Besonders die progressive linke Wählerschaft ist enttäuscht von Borics Politik, beispielsweise der Stärkung staatlicher Einsatzkräfte und dem Vorgehen gegen die indigene Mapuche-Bevölkerung im Süden des Landes – trotz gegenteiliger Versprechen vor der Wahl. So waren viele überrascht, dass Boric den Ausnahmezustand und die Militarisierung der von den Mapuche bewohnten Gebiete fortführte.
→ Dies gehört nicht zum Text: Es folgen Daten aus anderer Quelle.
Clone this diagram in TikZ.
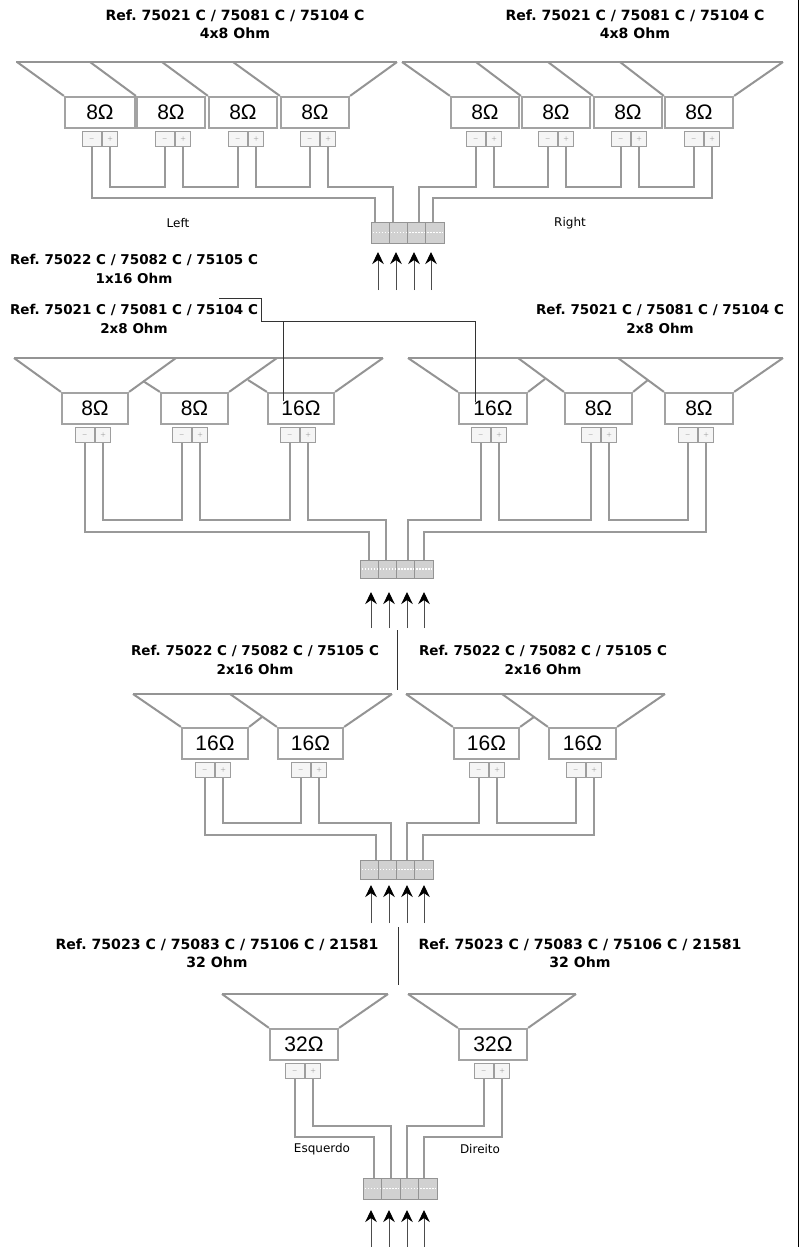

Boric strebt eine enge Zusammenarbeit mit der Europäischen Union an, besonders im Bereich der Rohstoffe. Eine Absichtserklärung über eine künftige enge Zusammenarbeit hat er bereits unterzeichnet. Chile besitzt laut eigenen Angaben die bedeutendsten Lithiumvorkommen weltweit und strebt eine »grüne Wende« mit dem Umbau auf Solar- und Windenergie an. Im März schloss das Land ein bilaterales Handelsabkommen mit der EU, das dieser einen besseren Zugang zu Rohstoffen wie Lithium, Kupfer und Wasserstoff ermöglichen soll. Ende Juni gab die Regierung bekannt, dass Chile beabsichtigt, dem größten Freihandelsvertrag der Welt beizutreten, der Regional Comprehensive Economic Partnership (RCEP).

So ist Gabriel Borics Präsidentschaft bisher von einer Politik der Kompromisse gekennzeichnet. Während er einige Fortschritte in sozialen und wirtschaftlichen Bereichen erzielen konnte, stehen viele seiner ambitionierten Reformen vor erheblichen Herausforderungen. Die politischen und wirtschaftlichen Bedingungen in Chile machen es schwierig, umfassende Veränderungen durchzusetzen. Im Juni stellte er 61 kommende Projekte vor. Darunter Vorhaben wie die Legalisierung von Schwangerschaftsabbrüchen und ein neues öffentliches Finanzierungssystem für die Hochschulbildung. Boric steht vor der Aufgabe, seine Vision eines gerechteren und nachhaltigeren Chile trotz widriger Umstände weiterzuverfolgen. Wie sehr er das Wahlvolk noch hinter sich hat, wird sich spätestens im Oktober zeigen.